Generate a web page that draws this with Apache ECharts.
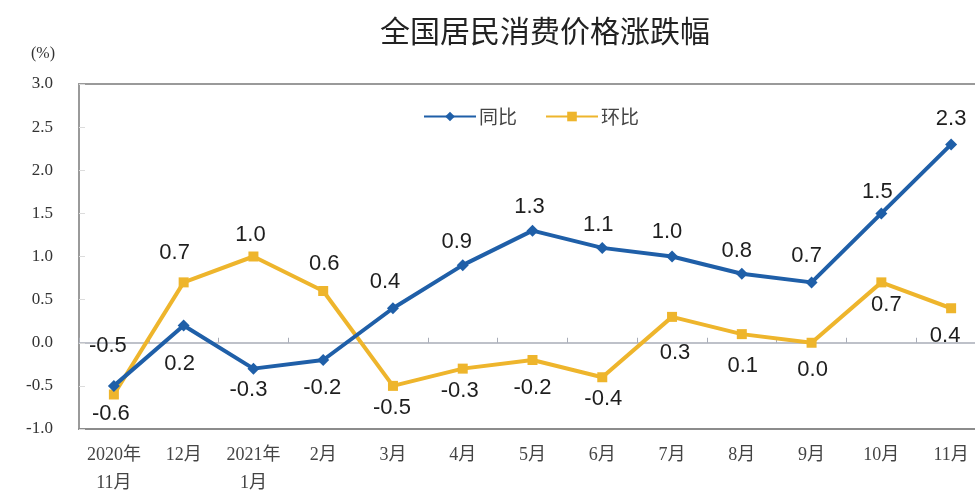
<!DOCTYPE html>
<html>
<head>
<meta charset="utf-8">
<script src="https://cdn.jsdelivr.net/npm/echarts@6/dist/echarts.min.js"></script>
<style>
html,body{margin:0;padding:0;background:#fff;}
#chart{width:975px;height:493px;}
</style>
</head>
<body>
<div id="chart"></div>
<script>
// ---- data ----
const categories = ['2020年\n11月','12月','2021年\n1月','2月','3月','4月','5月','6月','7月','8月','9月','10月','11月'];
const yoyValues = [-0.5, 0.2, -0.3, -0.2, 0.4, 0.9, 1.3, 1.1, 1.0, 0.8, 0.7, 1.5, 2.3];
const momValues = [-0.6, 0.7, 1.0, 0.6, -0.5, -0.3, -0.2, -0.4, 0.3, 0.1, 0.0, 0.7, 0.4];
const yTickLabels = ['-1.0','-0.5','0.0','0.5','1.0','1.5','2.0','2.5','3.0'];
const seriesNames = ['同比','环比'];
const titleText = '全国居民消费价格涨跌幅';
const unitText = '(%)';

// ---- label placement (style) ----
const yoyLabelOffsets = [[-6,-40],[-4,38],[-5,21],[-1,28],[-8,-26],[-6,-23],[-3,-24],[-4,-23],[-5,-25],[-5,-23],[-5,-26],[-4,-21],[0,-25]];
const momLabelOffsets = [[-3,19],[-9,-29],[-3,-22],[1,-27],[-1,22],[-3,22],[0,28],[1,22],[3,36],[1,32],[1,27],[5,23],[-6,28]];

const blue = '#1F5FA8';
const gold = '#EEB52C';
const labelFont = {fontFamily:"'Liberation Sans', Arial, sans-serif", fontSize:22, color:'#1e1e1e'};

function buildData(values, offsets){
  return values.map((v,i)=>({value:v, label:{offset:offsets[i]}}));
}

const chart = echarts.init(document.getElementById('chart'), null, {renderer:'canvas'});
chart.setOption({
  animation:false,
  backgroundColor:'#fff',
  title:[
    {text:titleText, left:540, textAlign:'center', top:11,
     textStyle:{fontFamily:"'Noto Sans CJK SC', sans-serif", fontSize:30, fontWeight:'normal', color:'#222'}},
    {text:unitText, left:26, top:41,
     textStyle:{fontFamily:"'Liberation Serif', 'Times New Roman', serif", fontSize:16, fontWeight:'normal', color:'#333'}}
  ],
  legend:{
    data:seriesNames,
    left:418, top:102,
    itemWidth:52, itemHeight:12, itemGap:28,
    textStyle:{fontFamily:"'Noto Sans CJK SC', sans-serif", fontSize:19, color:'#444', padding:[0,0,0,-2]}
  },
  grid:{left:79, top:84, width:907, height:345, show:true, borderColor:'#9a9a9a', borderWidth:2, outerBoundsMode:'none', containLabel:false},
  xAxis:[
    {type:'category', data:categories, position:'bottom',
     axisLine:{onZero:false, lineStyle:{color:'#8c8c8c', width:2}},
     axisTick:{show:false},
     axisLabel:{margin:12, lineHeight:28, fontSize:18, color:'#444',
       fontFamily:"'Liberation Serif', 'Noto Sans CJK SC', serif", interval:0}},
    {type:'category', data:categories, position:'bottom',
     axisLine:{onZero:true, lineStyle:{color:'#a9adb8', width:1.5}},
     axisTick:{show:true, inside:true, length:5, lineStyle:{color:'#a9adb8'}},
     axisLabel:{show:false}}
  ],
  yAxis:{
    type:'value', min:-1, max:3, interval:0.5,
    axisLine:{show:true, lineStyle:{color:'#9a9a9a', width:2}},
    axisTick:{show:true, inside:true, length:6, lineStyle:{color:'#dcdcdc'}},
    splitLine:{show:false},
    axisLabel:{margin:26, fontSize:17, color:'#333',
      fontFamily:"'Liberation Serif', 'Times New Roman', serif",
      formatter:(v)=>yTickLabels[Math.round((v+1)/0.5)]}
  },
  series:[
    {name:seriesNames[0], type:'line', data:buildData(yoyValues, yoyLabelOffsets),
     symbol:'diamond', symbolSize:12, lineStyle:{color:blue, width:4}, itemStyle:{color:blue},
     label:{show:true, position:'inside', formatter:(p)=>p.value.toFixed(1), ...labelFont},
     z:3},
    {name:seriesNames[1], type:'line', data:buildData(momValues, momLabelOffsets),
     symbol:'rect', symbolSize:10, lineStyle:{color:gold, width:4}, itemStyle:{color:gold},
     label:{show:true, position:'inside', formatter:(p)=>p.value.toFixed(1), ...labelFont},
     z:2}
  ]
});
</script>
</body>
</html>
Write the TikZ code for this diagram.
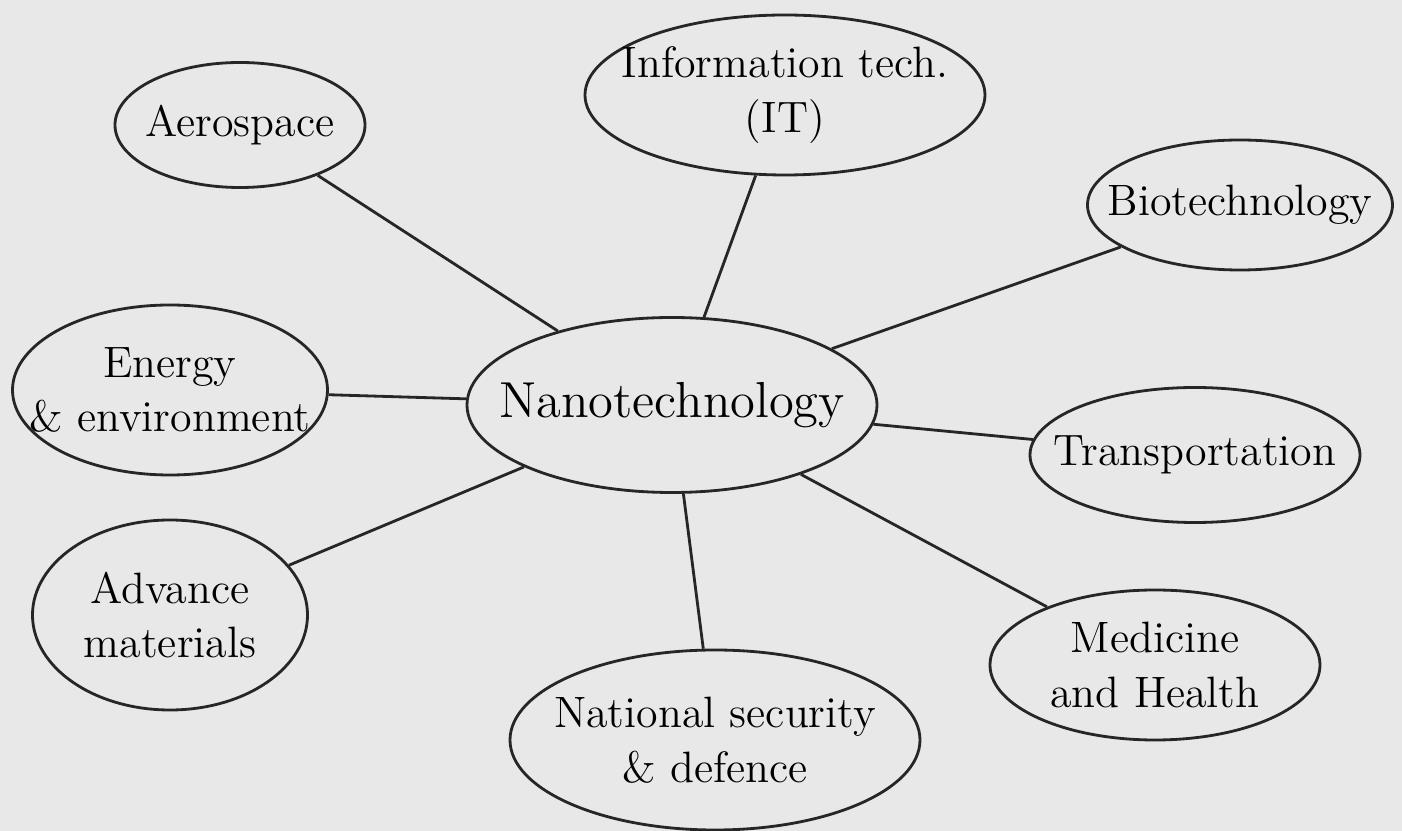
\documentclass[tikz,border=0pt]{standalone}
\usepackage{xcolor}
\usepackage{tikz}
\usetikzlibrary{shapes.geometric}

\begin{document}
\begin{tikzpicture}[
    topic/.style={ellipse, draw=black!85, thick, inner xsep=-0.35cm, inner ysep=-0.1cm,
                  align=center, font=\fontsize{12.5pt}{15.5pt}\selectfont},
    link/.style={thick, black!85}
]
\fill[gray!18] (0,0) rectangle (14.02,8.31);
\useasboundingbox (0,0) rectangle (14.02,8.31);
\node[topic, font=\Large, minimum width=4.1cm, minimum height=1.75cm] (nano) at (6.72,4.26) {Nanotechnology};
\node[topic, minimum width=2.5cm, minimum height=1.25cm] (aero) at (2.40,7.06) {Aerospace};
\node[topic, minimum width=4.0cm, minimum height=1.6cm] (it) at (7.85,7.36) {Information tech.\\(IT)};
\node[topic, minimum width=3.05cm, minimum height=1.3cm] (bio) at (12.40,6.26) {Biotechnology};
\node[topic, minimum width=3.15cm, minimum height=1.7cm] (energy) at (1.70,4.41) {Energy\\\& environment};
\node[topic, minimum width=3.3cm, minimum height=1.35cm] (trans) at (11.95,3.76) {Transportation};
\node[topic, minimum width=2.75cm, minimum height=1.9cm] (adv) at (1.70,2.16) {Advance\\materials};
\node[topic, minimum width=4.1cm, minimum height=1.8cm] (nat) at (7.15,0.91) {National security\\\& defence};
\node[topic, minimum width=3.3cm, minimum height=1.5cm] (med) at (11.55,1.66) {Medicine\\and Health};

\foreach \t in {aero, it, bio, energy, trans, adv, nat, med}
    \draw[link] (nano) -- (\t);
\end{tikzpicture}
\end{document}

::::::::::

STATED PROBLEM: Repeat the full listing above exactly, with no pictures in the copy.

REPLY TO THE EXERCISE:
Generate a web page that draws this with Apache ECharts.
<!DOCTYPE html>
<html>
<head>
<meta charset="utf-8">
<script src="https://cdn.jsdelivr.net/npm/echarts@6/dist/echarts.min.js"></script>
<style>
html,body{margin:0;padding:0;background:#fff;}
#chart{width:975px;height:493px;}
</style>
</head>
<body>
<div id="chart"></div>
<script>
// ---- data ----
const categories = ['2020年\n11月','12月','2021年\n1月','2月','3月','4月','5月','6月','7月','8月','9月','10月','11月'];
const yoyValues = [-0.5, 0.2, -0.3, -0.2, 0.4, 0.9, 1.3, 1.1, 1.0, 0.8, 0.7, 1.5, 2.3];
const momValues = [-0.6, 0.7, 1.0, 0.6, -0.5, -0.3, -0.2, -0.4, 0.3, 0.1, 0.0, 0.7, 0.4];
const yTickLabels = ['-1.0','-0.5','0.0','0.5','1.0','1.5','2.0','2.5','3.0'];
const seriesNames = ['同比','环比'];
const titleText = '全国居民消费价格涨跌幅';
const unitText = '(%)';

// ---- label placement (style) ----
const yoyLabelOffsets = [[-6,-40],[-4,38],[-5,21],[-1,28],[-8,-26],[-6,-23],[-3,-24],[-4,-23],[-5,-25],[-5,-23],[-5,-26],[-4,-21],[0,-25]];
const momLabelOffsets = [[-3,19],[-9,-29],[-3,-22],[1,-27],[-1,22],[-3,22],[0,28],[1,22],[3,36],[1,32],[1,27],[5,23],[-6,28]];

const blue = '#1F5FA8';
const gold = '#EEB52C';
const labelFont = {fontFamily:"'Liberation Sans', Arial, sans-serif", fontSize:22, color:'#1e1e1e'};

function buildData(values, offsets){
  return values.map((v,i)=>({value:v, label:{offset:offsets[i]}}));
}

const chart = echarts.init(document.getElementById('chart'), null, {renderer:'canvas'});
chart.setOption({
  animation:false,
  backgroundColor:'#fff',
  title:[
    {text:titleText, left:540, textAlign:'center', top:11,
     textStyle:{fontFamily:"'Noto Sans CJK SC', sans-serif", fontSize:30, fontWeight:'normal', color:'#222'}},
    {text:unitText, left:26, top:41,
     textStyle:{fontFamily:"'Liberation Serif', 'Times New Roman', serif", fontSize:16, fontWeight:'normal', color:'#333'}}
  ],
  legend:{
    data:seriesNames,
    left:418, top:102,
    itemWidth:52, itemHeight:12, itemGap:28,
    textStyle:{fontFamily:"'Noto Sans CJK SC', sans-serif", fontSize:19, color:'#444', padding:[0,0,0,-2]}
  },
  grid:{left:79, top:84, width:907, height:345, show:true, borderColor:'#9a9a9a', borderWidth:2, outerBoundsMode:'none', containLabel:false},
  xAxis:[
    {type:'category', data:categories, position:'bottom',
     axisLine:{onZero:false, lineStyle:{color:'#8c8c8c', width:2}},
     axisTick:{show:false},
     axisLabel:{margin:12, lineHeight:28, fontSize:18, color:'#444',
       fontFamily:"'Liberation Serif', 'Noto Sans CJK SC', serif", interval:0}},
    {type:'category', data:categories, position:'bottom',
     axisLine:{onZero:true, lineStyle:{color:'#a9adb8', width:1.5}},
     axisTick:{show:true, inside:true, length:5, lineStyle:{color:'#a9adb8'}},
     axisLabel:{show:false}}
  ],
  yAxis:{
    type:'value', min:-1, max:3, interval:0.5,
    axisLine:{show:true, lineStyle:{color:'#9a9a9a', width:2}},
    axisTick:{show:true, inside:true, length:6, lineStyle:{color:'#dcdcdc'}},
    splitLine:{show:false},
    axisLabel:{margin:26, fontSize:17, color:'#333',
      fontFamily:"'Liberation Serif', 'Times New Roman', serif",
      formatter:(v)=>yTickLabels[Math.round((v+1)/0.5)]}
  },
  series:[
    {name:seriesNames[0], type:'line', data:buildData(yoyValues, yoyLabelOffsets),
     symbol:'diamond', symbolSize:12, lineStyle:{color:blue, width:4}, itemStyle:{color:blue},
     label:{show:true, position:'inside', formatter:(p)=>p.value.toFixed(1), ...labelFont},
     z:3},
    {name:seriesNames[1], type:'line', data:buildData(momValues, momLabelOffsets),
     symbol:'rect', symbolSize:10, lineStyle:{color:gold, width:4}, itemStyle:{color:gold},
     label:{show:true, position:'inside', formatter:(p)=>p.value.toFixed(1), ...labelFont},
     z:2}
  ]
});
</script>
</body>
</html>
Write the TikZ code for this diagram.
\documentclass[tikz,border=0pt]{standalone}
\usepackage{xcolor}
\usepackage{tikz}
\usetikzlibrary{shapes.geometric}

\begin{document}
\begin{tikzpicture}[
    topic/.style={ellipse, draw=black!85, thick, inner xsep=-0.35cm, inner ysep=-0.1cm,
                  align=center, font=\fontsize{12.5pt}{15.5pt}\selectfont},
    link/.style={thick, black!85}
]
\fill[gray!18] (0,0) rectangle (14.02,8.31);
\useasboundingbox (0,0) rectangle (14.02,8.31);
\node[topic, font=\Large, minimum width=4.1cm, minimum height=1.75cm] (nano) at (6.72,4.26) {Nanotechnology};
\node[topic, minimum width=2.5cm, minimum height=1.25cm] (aero) at (2.40,7.06) {Aerospace};
\node[topic, minimum width=4.0cm, minimum height=1.6cm] (it) at (7.85,7.36) {Information tech.\\(IT)};
\node[topic, minimum width=3.05cm, minimum height=1.3cm] (bio) at (12.40,6.26) {Biotechnology};
\node[topic, minimum width=3.15cm, minimum height=1.7cm] (energy) at (1.70,4.41) {Energy\\\& environment};
\node[topic, minimum width=3.3cm, minimum height=1.35cm] (trans) at (11.95,3.76) {Transportation};
\node[topic, minimum width=2.75cm, minimum height=1.9cm] (adv) at (1.70,2.16) {Advance\\materials};
\node[topic, minimum width=4.1cm, minimum height=1.8cm] (nat) at (7.15,0.91) {National security\\\& defence};
\node[topic, minimum width=3.3cm, minimum height=1.5cm] (med) at (11.55,1.66) {Medicine\\and Health};

\foreach \t in {aero, it, bio, energy, trans, adv, nat, med}
    \draw[link] (nano) -- (\t);
\end{tikzpicture}
\end{document}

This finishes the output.